By 1911, aged 18, Jack was a fisherman living with his father and stepmother at 80 High Street, together with his younger brother and sister, Samuel and Claudia.

Except for Charlie and William, all his brothers served as soldiers in the Great War and the Norfolk Chronicle, Friday June 25, 1915 photographed them under the title “Patriotic Blakeney Family” with the comment that “practically every eligible man is serving and Blakeney is proud of her sons.” It was also noted in the article that Charlie played his part on the Home Front as Harbour Master and 2nd coxswain of the lifeboat, Caroline. Completely missing from the account was William who was to serve in the Merchant Navy.

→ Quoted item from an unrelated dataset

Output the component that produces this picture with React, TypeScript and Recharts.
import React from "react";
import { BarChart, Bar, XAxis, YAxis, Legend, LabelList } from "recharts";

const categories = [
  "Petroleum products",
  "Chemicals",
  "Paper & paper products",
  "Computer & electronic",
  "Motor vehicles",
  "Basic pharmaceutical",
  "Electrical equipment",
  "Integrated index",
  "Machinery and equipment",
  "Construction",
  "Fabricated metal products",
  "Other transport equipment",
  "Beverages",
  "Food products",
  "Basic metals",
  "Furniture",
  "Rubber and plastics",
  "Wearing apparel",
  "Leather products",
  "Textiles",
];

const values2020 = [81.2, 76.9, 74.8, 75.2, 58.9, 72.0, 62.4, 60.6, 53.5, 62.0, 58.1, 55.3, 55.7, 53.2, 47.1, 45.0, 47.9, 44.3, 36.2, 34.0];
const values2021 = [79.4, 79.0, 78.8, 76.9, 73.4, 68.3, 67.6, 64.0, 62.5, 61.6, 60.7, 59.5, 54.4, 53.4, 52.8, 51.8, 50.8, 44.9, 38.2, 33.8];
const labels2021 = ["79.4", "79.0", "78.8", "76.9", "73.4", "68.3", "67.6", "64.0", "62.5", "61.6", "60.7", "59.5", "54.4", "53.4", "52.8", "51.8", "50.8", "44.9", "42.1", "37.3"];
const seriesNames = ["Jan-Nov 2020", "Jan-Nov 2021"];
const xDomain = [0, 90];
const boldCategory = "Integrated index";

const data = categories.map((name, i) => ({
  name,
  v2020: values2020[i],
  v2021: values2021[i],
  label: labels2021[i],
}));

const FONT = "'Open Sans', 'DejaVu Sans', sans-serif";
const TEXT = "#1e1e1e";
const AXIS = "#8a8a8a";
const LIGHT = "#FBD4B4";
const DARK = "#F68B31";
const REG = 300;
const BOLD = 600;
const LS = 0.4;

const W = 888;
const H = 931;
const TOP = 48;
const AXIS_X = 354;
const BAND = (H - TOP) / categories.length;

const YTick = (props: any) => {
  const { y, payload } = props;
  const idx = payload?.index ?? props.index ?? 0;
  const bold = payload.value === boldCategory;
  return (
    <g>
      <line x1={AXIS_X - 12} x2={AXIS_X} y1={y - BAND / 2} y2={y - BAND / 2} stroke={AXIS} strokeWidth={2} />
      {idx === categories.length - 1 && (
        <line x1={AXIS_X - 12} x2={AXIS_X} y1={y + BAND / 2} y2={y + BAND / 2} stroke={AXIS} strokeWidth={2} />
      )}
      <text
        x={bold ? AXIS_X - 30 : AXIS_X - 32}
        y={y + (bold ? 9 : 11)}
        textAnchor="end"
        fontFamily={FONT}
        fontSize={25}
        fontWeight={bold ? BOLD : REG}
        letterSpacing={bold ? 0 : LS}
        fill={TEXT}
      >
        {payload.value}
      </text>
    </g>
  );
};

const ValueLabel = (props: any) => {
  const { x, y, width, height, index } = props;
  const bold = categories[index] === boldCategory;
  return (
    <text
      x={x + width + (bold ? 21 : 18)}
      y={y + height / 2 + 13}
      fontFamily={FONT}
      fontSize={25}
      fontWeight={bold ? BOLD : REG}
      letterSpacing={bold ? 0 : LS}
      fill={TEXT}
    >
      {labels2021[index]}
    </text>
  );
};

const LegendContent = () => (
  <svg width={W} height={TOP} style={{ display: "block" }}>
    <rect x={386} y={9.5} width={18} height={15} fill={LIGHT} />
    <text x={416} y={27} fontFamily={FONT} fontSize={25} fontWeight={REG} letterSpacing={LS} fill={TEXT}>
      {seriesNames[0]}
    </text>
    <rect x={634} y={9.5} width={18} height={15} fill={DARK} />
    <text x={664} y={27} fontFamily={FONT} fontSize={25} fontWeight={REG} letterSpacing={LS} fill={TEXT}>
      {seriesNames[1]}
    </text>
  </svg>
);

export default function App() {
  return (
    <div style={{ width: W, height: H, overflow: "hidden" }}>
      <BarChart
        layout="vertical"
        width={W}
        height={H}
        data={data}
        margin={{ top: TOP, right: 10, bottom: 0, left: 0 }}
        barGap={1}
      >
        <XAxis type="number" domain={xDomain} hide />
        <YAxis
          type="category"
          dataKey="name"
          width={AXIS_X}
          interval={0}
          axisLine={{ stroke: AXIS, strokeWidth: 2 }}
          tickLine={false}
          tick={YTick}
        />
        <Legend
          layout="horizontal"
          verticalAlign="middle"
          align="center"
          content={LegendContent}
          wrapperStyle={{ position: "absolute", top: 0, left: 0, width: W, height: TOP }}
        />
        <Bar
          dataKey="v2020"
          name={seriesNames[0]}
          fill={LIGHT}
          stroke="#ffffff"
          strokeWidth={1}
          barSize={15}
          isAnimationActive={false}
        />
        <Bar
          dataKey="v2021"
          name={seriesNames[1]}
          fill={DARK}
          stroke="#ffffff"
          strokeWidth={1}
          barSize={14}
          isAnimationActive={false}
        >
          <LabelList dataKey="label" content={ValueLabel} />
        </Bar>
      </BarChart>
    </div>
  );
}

There are no surviving records for Jack apart from enlisting at Hempton and the award of his Military Medal, 1916. However, the following obituary from an unidentified newspaper is revealing;  “He enlisted in the Coldstream guards and here his early training among wildfowl of Blakeney stood him in good stead. Constant practice on the muds had given him a quick eye and an accuracy of aim … one of the best shots in the army … He was often specially chosen for perilous enterprises, and as a sniper must have rendered valuable service … He was a lad of singularly reticent character, content to do his duty and not talk about it, and it was only with the receipt of the official notification that his father learned that … he had been awarded the Military Medal … He kept a good heart worthy of his regiment and of the old regular army, and in the brief span of his life of twenty-five years he has added an imperishable jewel to the Immortal crown of brave Blakeney boys who have laid down their lives in the face of the foe.”

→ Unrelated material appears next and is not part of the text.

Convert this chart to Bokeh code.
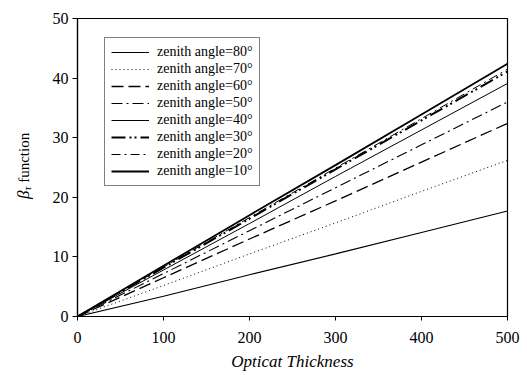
from bokeh.plotting import figure
from bokeh.models import Legend, LegendItem, Range1d, FixedTicker, Div
from bokeh.layouts import row
from bokeh.embed import file_html
from bokeh.resources import INLINE

# Optical thickness sample points
tau = [0, 100, 200, 300, 400, 500]

# beta_tau values per zenith angle
beta_80 = [0, 3.4, 7.0, 10.5, 14.1, 17.7]
beta_70 = [0, 5.2, 10.5, 15.7, 21.0, 26.2]
beta_60 = [0, 6.5, 13.0, 19.4, 25.9, 32.4]
beta_50 = [0, 7.2, 14.4, 21.6, 28.8, 36.0]
beta_40 = [0, 7.8, 15.6, 23.5, 31.3, 39.1]
beta_30 = [0, 8.2, 16.4, 24.7, 32.9, 41.1]
beta_20 = [0, 8.3, 16.6, 24.9, 33.2, 41.5]
beta_10 = [0, 8.5, 17.0, 25.4, 33.9, 42.4]

angles = ["80", "70", "60", "50", "40", "30", "20", "10"]
series = [beta_80, beta_70, beta_60, beta_50, beta_40, beta_30, beta_20, beta_10]

x_ticks = [0, 100, 200, 300, 400, 500]
y_ticks = [0, 10, 20, 30, 40, 50]

# line style per angle: (dash, width)
styles = {
    "80": ("solid", 1.2),
    "70": ("1 3", 1.0),
    "60": ("12 5", 1.3),
    "50": ("11 4 2 4", 1.1),
    "40": ("solid", 1.0),
    "30": ("14 4 2 3 2 4", 2.0),
    "20": ("9 4 2 4", 1.0),
    "10": ("solid", 1.8),
}

SERIF = "Liberation Serif"
LABEL_COL = 40  # width of the y-title column

p = figure(width=527 - LABEL_COL, height=375, output_backend="svg",
           toolbar_location=None,
           x_range=Range1d(0, 500), y_range=Range1d(0, 50),
           min_border_left=77 - LABEL_COL, min_border_right=20,
           min_border_top=18, min_border_bottom=59)
p.background_fill_color = "white"
p.border_fill_color = "white"
p.outline_line_color = "black"
p.outline_line_width = 1.2
p.grid.visible = False

renderers = []
for a, ys in zip(angles, series):
    dash, w = styles[a]
    r = p.line(tau, ys, line_color="black", line_width=w, line_dash=dash)
    renderers.append((a, r))

legend = Legend(items=[LegendItem(label=f"zenith angle={a}\u00b0", renderers=[r])
                       for a, r in renderers],
                location=(27, 130))
legend.label_text_font = SERIF
legend.label_text_font_size = "14px"
legend.label_text_color = "black"
legend.label_height = 14
legend.glyph_height = 14
legend.glyph_width = 38
legend.spacing = 1
legend.padding = 6
legend.margin = 0
legend.label_standoff = 8
legend.border_line_color = "black"
legend.border_line_width = 1.2
legend.background_fill_alpha = 1.0
p.add_layout(legend, "center")

for ax in (p.xaxis[0], p.yaxis[0]):
    ax.major_label_text_font = SERIF
    ax.major_label_text_font_size = "16px"
    ax.major_label_text_color = "black"
    ax.axis_label_text_color = "black"
    ax.axis_line_color = "black"
    ax.axis_line_width = 1.2
    ax.major_tick_line_color = "black"
    ax.minor_tick_line_color = None

p.xaxis.ticker = FixedTicker(ticks=x_ticks)
p.yaxis.ticker = FixedTicker(ticks=y_ticks)
p.xaxis.major_tick_in = 0
p.xaxis.major_tick_out = 4
p.yaxis.major_tick_in = 0
p.yaxis.major_tick_out = 5
p.xaxis.major_label_standoff = 11
p.yaxis.major_label_standoff = 4

p.xaxis.axis_label = "Opticat Thickness"
p.xaxis.axis_label_text_font = SERIF
p.xaxis.axis_label_text_font_style = "italic"
p.xaxis.axis_label_text_font_size = "17px"
p.xaxis.axis_label_standoff = 6

# y-axis title with italic beta and subscript tau, set vertically
y_title = Div(
    width=LABEL_COL, height=375, margin=0,
    text=(
        '<div style="position:relative;width:40px;height:375px;background:white;">'
        '<div style="position:absolute;left:16px;top:199px;transform-origin:0 0;'
        'transform:rotate(-90deg);white-space:nowrap;font-family:\'Liberation Serif\';'
        'font-size:15px;line-height:16px;color:black;">'
        '<i style="font-size:17px;">\u03b2</i>'
        '<i style="font-size:11px;position:relative;top:2px;">\u03c4</i>'
        '&nbsp;function</div></div>'
    ),
)

layout = row(y_title, p, spacing=0)
open("out.html", "w").write(file_html(layout, INLINE))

After Passchendaele and under a cloak of utmost secrecy, the British Third Army, assisted by massed tanks, mounted an attack in front of Cambrai. This was a major rail centre where the German defences on the Western Front were at their strongest. Battle commenced on 20th November and although initially successful there was constant moving of the front line both backwards and forwards in the ensuing days. Ten days later the Germans ripped open the British line around Gouzeaucourt, capturing then loosing it a few hours later when the Guards stormed in to retake the village. Jack lost his life during this action and is one of the 55 original burials that are still left in place in the cemetery.